GOAL:
Retype the entries, please, from their first line to the line containing "plt.rcParams['text.parse_math'] = False", exactly and only those lines, minus the pictures.

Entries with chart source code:
— Begin —

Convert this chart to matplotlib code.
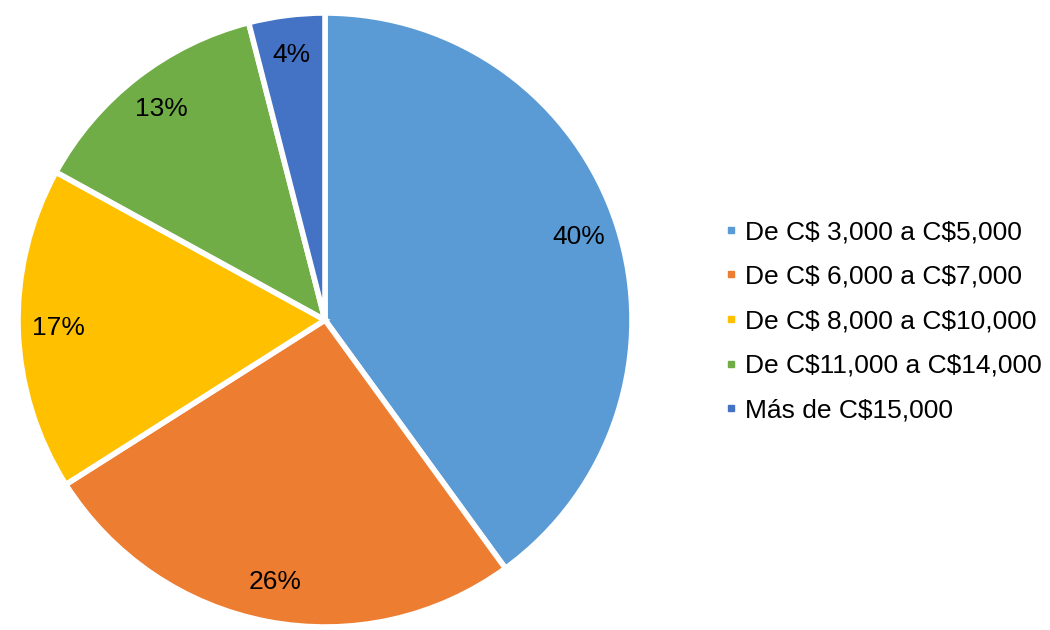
import matplotlib
matplotlib.use("Agg")
import matplotlib.pyplot as plt
from matplotlib.lines import Line2D

plt.rcParams['font.family'] = ['Liberation Sans', 'DejaVu Sans']
plt.rcParams['text.parse_math'] = False

categories = ["De C$ 3,000 a C$5,000", "De C$ 6,000 a C$7,000", "De C$ 8,000 a C$10,000",
              "De C$11,000 a C$14,000", "Más de C$15,000"]
values = [40, 26, 17, 13, 4]
colors = ["#5B9BD5", "#ED7D31", "#FFC000", "#70AD47", "#4472C4"]

fig = plt.figure(figsize=(10.5, 6.3), dpi=100)
cx, cy, r = 325, 320, 307
ax = fig.add_axes([(cx - r) / 1050, (630 - cy - r) / 630, 2 * r / 1050, 2 * r / 630])
wedges, texts, autotexts = ax.pie(values, colors=colors, startangle=90, counterclock=False,
                                  autopct=lambda p: f"{p:.0f}%", pctdistance=0.87,
                                  wedgeprops=dict(edgecolor="white", linewidth=4),
                                  textprops=dict(fontsize=19, color="black"))
ax.set_xlim(-1, 1)
ax.set_ylim(-1, 1)
ax.set_aspect('equal')

handles = [Line2D([], [], marker='s', linestyle='none', markersize=5, color=c) for c in colors]
fig.legend(handles, categories, loc='center left', bbox_to_anchor=(0.669, 0.49),
           frameon=False, fontsize=19, handlelength=0.4, handletextpad=0.3,
           labelspacing=0.78)

fig.savefig("out.png", dpi=100)
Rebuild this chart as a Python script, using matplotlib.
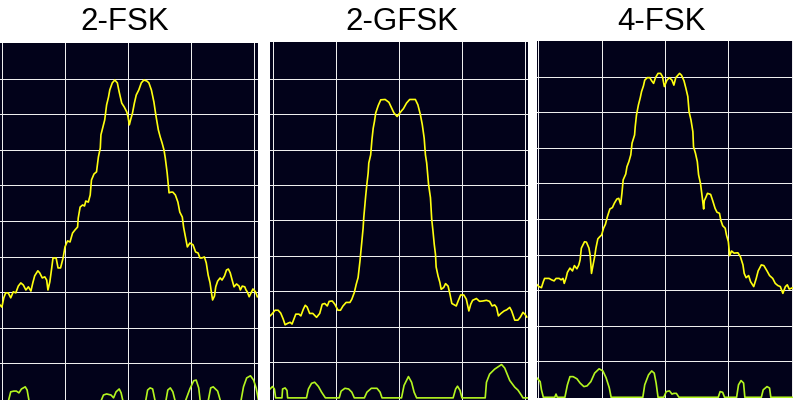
import matplotlib
matplotlib.use("Agg")
import matplotlib.pyplot as plt

# three spectrum analyser captures, x = offset in divisions, y = level in dB (10 dB/div)
titles = ["2-FSK", "2-GFSK", "4-FSK"]

fsk2_f = [-2.03, -2.00, -1.97, -1.94, -1.90, -1.86, -1.82, -1.78, -1.74, -1.70, -1.66, -1.62, -1.58, -1.54,
          -1.51, -1.48, -1.43, -1.40, -1.36, -1.32, -1.29, -1.27, -1.24, -1.21, -1.19, -1.14, -1.11, -1.07,
          -1.03, -1.00, -0.96, -0.92, -0.88, -0.84, -0.80, -0.79, -0.76, -0.72, -0.69, -0.67, -0.63, -0.60,
          -0.58, -0.54, -0.50, -0.47, -0.44, -0.43, -0.39, -0.37, -0.34, -0.31, -0.29, -0.25, -0.21, -0.17,
          -0.14, -0.10, -0.06, -0.02, 0.00, 0.02, 0.04, 0.07, 0.10, 0.13, 0.17, 0.21, 0.25, 0.30, 0.33, 0.37,
          0.41, 0.44, 0.48, 0.51, 0.54, 0.57, 0.59, 0.62, 0.65, 0.68, 0.71, 0.75, 0.79, 0.82, 0.86, 0.88,
          0.91, 0.94, 0.98, 1.03, 1.07, 1.11, 1.14, 1.17, 1.21, 1.24, 1.27, 1.30, 1.32, 1.34, 1.37, 1.39,
          1.42, 1.46, 1.49, 1.53, 1.56, 1.59, 1.62, 1.65, 1.68, 1.72, 1.76, 1.78, 1.81, 1.85, 1.87, 1.89,
          1.92, 1.95, 1.98, 2.02, 2.05]
fsk2_db = [-73.6, -74.2, -71.6, -70.2, -70.2, -71.6, -69.9, -70.2, -68.3, -67.4, -68.0, -69.4, -68.5, -69.7,
           -67.4, -65.4, -64.0, -64.6, -66.0, -65.7, -66.6, -69.4, -67.1, -63.2, -60.4, -60.4, -63.2, -63.2,
           -60.4, -57.3, -55.6, -55.9, -53.4, -52.5, -51.7, -49.2, -46.1, -45.5, -45.8, -44.4, -44.7, -42.7,
           -38.5, -36.8, -36.2, -32.0, -29.5, -25.8, -23.0, -21.6, -17.4, -15.2, -13.2, -11.2, -10.4, -11.2,
           -13.8, -16.9, -18.0, -19.4, -20.8, -23.0, -21.6, -19.7, -16.9, -14.6, -13.2, -11.2, -10.4, -10.7,
           -11.2, -13.2, -16.6, -20.2, -24.4, -26.4, -28.1, -30.1, -32.3, -36.5, -42.1, -41.9, -41.9, -42.7,
           -44.7, -47.5, -48.9, -51.7, -54.5, -57.3, -56.2, -56.7, -58.7, -59.0, -60.4, -60.4, -60.1, -61.8,
           -65.2, -67.4, -69.9, -72.2, -71.1, -68.5, -66.9, -66.0, -66.6, -65.4, -63.8, -63.5, -64.6, -66.6,
           -68.5, -67.7, -68.3, -69.4, -68.3, -68.5, -69.4, -69.9, -71.3, -70.2, -69.1, -69.9, -71.3]
fsk2_ref_f = [-1.91, -1.86, -1.81, -1.77, -1.73, -1.69, -1.63, -1.60, -1.56,
              -0.45, -0.39, -0.34, -0.27, -0.23, -0.19, -0.14, -0.11, -0.07,
              0.27, 0.31, 0.35, 0.39, 0.44,
              0.59, 0.63, 0.67, 0.71, 0.76,
              0.89, 0.98, 1.04, 1.08, 1.12, 1.15,
              1.26, 1.31, 1.35, 1.42, 1.48,
              1.78, 1.83, 1.88, 1.94, 1.99, 2.03, 2.08]
fsk2_ref_db = [-101.5, -98.0, -97.8, -97.8, -98.3, -97.2, -96.6, -97.5, -101.5,
               -101.5, -98.9, -98.6, -98.9, -99.7, -98.0, -97.2, -98.3, -101.5,
               -101.5, -97.5, -96.9, -97.2, -101.5,
               -101.5, -97.5, -96.9, -98.0, -101.5,
               -101.5, -97.2, -94.9, -94.7, -96.9, -101.5,
               -101.5, -96.9, -96.6, -97.8, -101.5,
               -101.5, -96.6, -94.1, -93.5, -94.7, -96.9, -101.5]

gfsk2_f = [-2.05, -2.02, -1.97, -1.92, -1.88, -1.84, -1.81, -1.77, -1.73, -1.70, -1.67, -1.64, -1.59, -1.56,
           -1.52, -1.49, -1.46, -1.42, -1.37, -1.31, -1.26, -1.22, -1.18, -1.14, -1.11, -1.06, -1.02, -0.97,
           -0.93, -0.89, -0.84, -0.78, -0.75, -0.71, -0.68, -0.65, -0.62, -0.60, -0.57, -0.56, -0.53, -0.51,
           -0.49, -0.48, -0.45, -0.43, -0.41, -0.39, -0.37, -0.33, -0.29, -0.22, -0.16, -0.12, -0.08, -0.03,
           0.00, 0.04, 0.07, 0.12, 0.17, 0.26, 0.30, 0.34, 0.37, 0.40, 0.42, 0.44, 0.47, 0.50, 0.52, 0.54,
           0.56, 0.58, 0.59, 0.62, 0.65, 0.67, 0.71, 0.74, 0.78, 0.81, 0.84, 0.91, 0.94, 0.98, 1.03, 1.07,
           1.11, 1.14, 1.17, 1.23, 1.28, 1.33, 1.39, 1.44, 1.48, 1.52, 1.55, 1.58, 1.62, 1.67, 1.71, 1.76,
           1.79, 1.84, 1.89, 1.93, 1.97, 2.00, 2.03]
gfsk2_db = [-76.9, -76.4, -75.3, -75.3, -76.1, -77.8, -79.4, -79.0, -78.7, -79.2, -77.8, -76.4, -76.4, -76.9,
            -75.0, -73.9, -74.4, -76.2, -76.2, -77.3, -76.2, -73.6, -73.4, -74.1, -72.8, -72.7, -73.6, -75.3,
            -75.3, -74.1, -73.1, -73.1, -72.2, -70.3, -68.0, -66.1, -61.4, -57.7, -52.1, -49.2, -43.2, -39.7,
            -36.6, -33.8, -31.5, -27.2, -24.0, -22.1, -19.7, -17.6, -16.0, -15.9, -16.7, -18.2, -19.7, -20.7,
            -20.0, -19.1, -18.5, -16.9, -15.9, -15.9, -17.4, -20.2, -23.0, -26.8, -31.5, -33.8, -39.9, -43.6,
            -49.7, -53.0, -56.7, -59.6, -63.1, -65.6, -67.5, -69.4, -68.9, -67.8, -68.5, -70.8, -73.4, -74.1,
            -72.7, -71.0, -71.0, -72.2, -75.5, -73.6, -72.5, -72.0, -72.8, -72.7, -72.5, -72.8, -74.1, -73.8,
            -74.5, -76.9, -76.2, -75.5, -75.2, -74.5, -75.5, -78.1, -78.1, -77.2, -75.9, -76.4, -77.2]
gfsk2_ref_f = [-2.05, -2.01, -1.98, -1.96,
               -1.86, -1.85, -1.81, -1.78, -1.77,
               -1.47, -1.44, -1.39, -1.34, -1.28, -1.23, -1.17,
               -0.95, -0.92, -0.86, -0.80, -0.75, -0.71,
               -0.55, -0.51, -0.44, -0.35, -0.30, -0.27,
               0.04, 0.08, 0.15, 0.20, 0.24, 0.28,
               0.86, 0.90, 0.93, 0.97, 1.00,
               1.37, 1.39, 1.44, 1.52, 1.63, 1.68, 1.76, 1.84, 1.89, 1.95, 1.97, 2.05]
gfsk2_ref_db = [-97.5, -96.8, -97.5, -100.0,
                -100.0, -97.5, -97.2, -97.9, -100.0,
                -100.0, -97.5, -95.9, -95.6, -96.8, -98.4, -100.0,
                -100.0, -98.1, -97.3, -97.5, -98.4, -100.0,
                -100.0, -98.4, -97.3, -97.3, -98.4, -100.0,
                -100.0, -96.5, -94.0, -95.6, -98.4, -100.0,
                -100.0, -97.5, -96.7, -97.9, -100.0,
                -100.0, -95.6, -93.3, -91.9, -90.6, -91.6, -95.1, -97.0, -97.8, -99.4, -100.0, -100.0]

fsk4_f = [-2.03, -1.99, -1.95, -1.92, -1.90, -1.83, -1.79, -1.75, -1.72, -1.67, -1.64, -1.61, -1.59, -1.56,
          -1.54, -1.50, -1.46, -1.43, -1.39, -1.36, -1.34, -1.32, -1.27, -1.24, -1.20, -1.18, -1.16, -1.13,
          -1.11, -1.09, -1.06, -1.03, -1.00, -0.97, -0.94, -0.91, -0.87, -0.83, -0.80, -0.76, -0.73, -0.70,
          -0.68, -0.66, -0.62, -0.60, -0.57, -0.54, -0.52, -0.48, -0.47, -0.45, -0.42, -0.39, -0.37, -0.34,
          -0.32, -0.28, -0.24, -0.21, -0.18, -0.15, -0.11, -0.07, -0.04, -0.01, 0.03, 0.07, 0.11, 0.14,
          0.17, 0.23, 0.26, 0.30, 0.33, 0.36, 0.38, 0.41, 0.44, 0.45, 0.48, 0.51, 0.53, 0.56, 0.58, 0.61,
          0.62, 0.65, 0.67, 0.72, 0.75, 0.79, 0.82, 0.86, 0.88, 0.91, 0.95, 0.97, 1.00, 1.02, 1.05, 1.09,
          1.15, 1.19, 1.23, 1.25, 1.28, 1.32, 1.35, 1.40, 1.44, 1.47, 1.52, 1.56, 1.61, 1.65, 1.70, 1.74,
          1.78, 1.82, 1.86, 1.90, 1.93, 1.96, 2.02]
fsk4_db = [-68.3, -69.0, -69.3, -67.6, -66.7, -66.7, -67.1, -67.4, -66.7, -66.7, -67.1, -66.7, -68.1, -66.5,
           -65.0, -63.8, -64.6, -63.1, -64.0, -62.9, -61.5, -58.2, -56.4, -56.5, -58.2, -60.3, -65.3, -62.4,
           -60.6, -58.2, -55.6, -55.0, -54.5, -52.6, -51.5, -49.4, -47.2, -46.8, -45.6, -44.4, -44.2, -45.9,
           -42.8, -39.0, -37.4, -35.3, -33.9, -32.0, -28.7, -26.4, -24.1, -20.8, -18.0, -15.9, -14.2, -12.6,
           -11.0, -10.3, -10.3, -11.2, -11.9, -10.3, -9.1, -9.1, -10.0, -12.8, -11.0, -10.3, -11.0, -12.4,
           -10.3, -9.1, -9.6, -11.2, -13.3, -15.6, -19.9, -22.2, -25.5, -29.7, -31.5, -33.9, -37.6, -40.0,
           -42.8, -47.2, -44.9, -43.7, -42.8, -43.1, -44.7, -47.0, -48.1, -48.4, -50.3, -51.9, -52.6, -54.5,
           -56.4, -60.3, -59.0, -59.6, -59.5, -60.6, -62.9, -65.3, -66.5, -65.9, -67.6, -69.0, -66.7, -64.6,
           -62.9, -63.1, -64.6, -65.9, -66.7, -68.1, -68.7, -69.0, -70.9, -69.0, -68.5, -69.7, -69.3]
fsk4_ref_f = [-2.02, -1.97, -1.95, -1.92,
              -1.74, -1.72, -1.70,
              -1.58, -1.54, -1.50, -1.45, -1.39, -1.34, -1.28, -1.23, -1.17, -1.11, -1.04, -0.98, -0.93,
              -0.88, -0.85,
              -0.35, -0.32, -0.26, -0.21, -0.17, -0.14, -0.11,
              -0.02, 0.02, 0.07, 0.11, 0.14, 0.18, 0.22,
              0.84, 0.87, 0.91, 0.94,
              1.13, 1.16, 1.20, 1.24, 1.26,
              1.52, 1.55, 1.61, 1.65, 1.67, 2.02]
fsk4_ref_db = [-94.7, -95.7, -98.0, -100.1,
               -100.1, -99.2, -100.1,
               -100.1, -96.6, -94.3, -94.3, -94.9, -96.1, -97.1, -96.9, -95.7, -93.3, -92.1, -92.7, -94.6,
               -97.4, -100.1,
               -100.1, -96.6, -93.8, -92.7, -93.3, -96.1, -100.1,
               -100.1, -98.5, -98.3, -99.2, -99.0, -99.0, -100.1,
               -100.1, -98.5, -98.7, -100.1,
               -100.1, -96.6, -95.4, -96.1, -100.1,
               -100.1, -98.0, -97.1, -97.5, -100.1, -100.1]

panels = [
    (fsk2_f, fsk2_db, fsk2_ref_f, fsk2_ref_db),
    (gfsk2_f, gfsk2_db, gfsk2_ref_f, gfsk2_ref_db),
    (fsk4_f, fsk4_db, fsk4_ref_f, fsk4_ref_db),
]

W, H = 793, 400
# panel boxes in pixels: left, right, top, bottom
boxes = [(0, 258, 43, 400), (270, 528, 42, 400), (537, 793, 41, 398)]
xlims = [(-2.03, 2.06), (-2.05, 2.05), (-2.02, 2.02)]
ylims = [(-100.3, 0.0), (-100.6, 0.3), (-100.3, 0.0)]
title_x = [125, 402, 662]

fig = plt.figure(figsize=(W / 100, H / 100), dpi=100)
fig.patch.set_facecolor("white")

for i in range(3):
    l, r, t, b = boxes[i]
    ax = fig.add_axes([l / W, 1 - b / H, (r - l) / W, (b - t) / H])
    ax.set_facecolor("#02021a")
    f, db, rf, rdb = panels[i]
    for gx in [-2, -1, 0, 1, 2]:
        ax.axvline(gx, color="#eeeeee", lw=0.72, zorder=1, antialiased=False)
    for gy in range(-90, 0, 10):
        ax.axhline(gy, color="#eeeeee", lw=0.72, zorder=1, antialiased=False)
    ax.plot(rf, rdb, color="#b4f520", lw=1.2, zorder=2)
    ax.plot(f, db, color="#ffff10", lw=1.2, zorder=3)
    ax.set_xlim(*xlims[i])
    ax.set_ylim(*ylims[i])
    ax.set_xticks([])
    ax.set_yticks([])
    for s in ax.spines.values():
        s.set_visible(False)
    fig.text(title_x[i] / W, 1 - 22 / H, titles[i], ha="center", va="center",
             fontsize=22.5, family="Liberation Sans", color="black")

fig.savefig("out.png", dpi=100, facecolor="white")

— End —

THE OUTPUT:
Convert this chart to matplotlib code.
import matplotlib
matplotlib.use("Agg")
import matplotlib.pyplot as plt
from matplotlib.lines import Line2D

plt.rcParams['font.family'] = ['Liberation Sans', 'DejaVu Sans']
plt.rcParams['text.parse_math'] = False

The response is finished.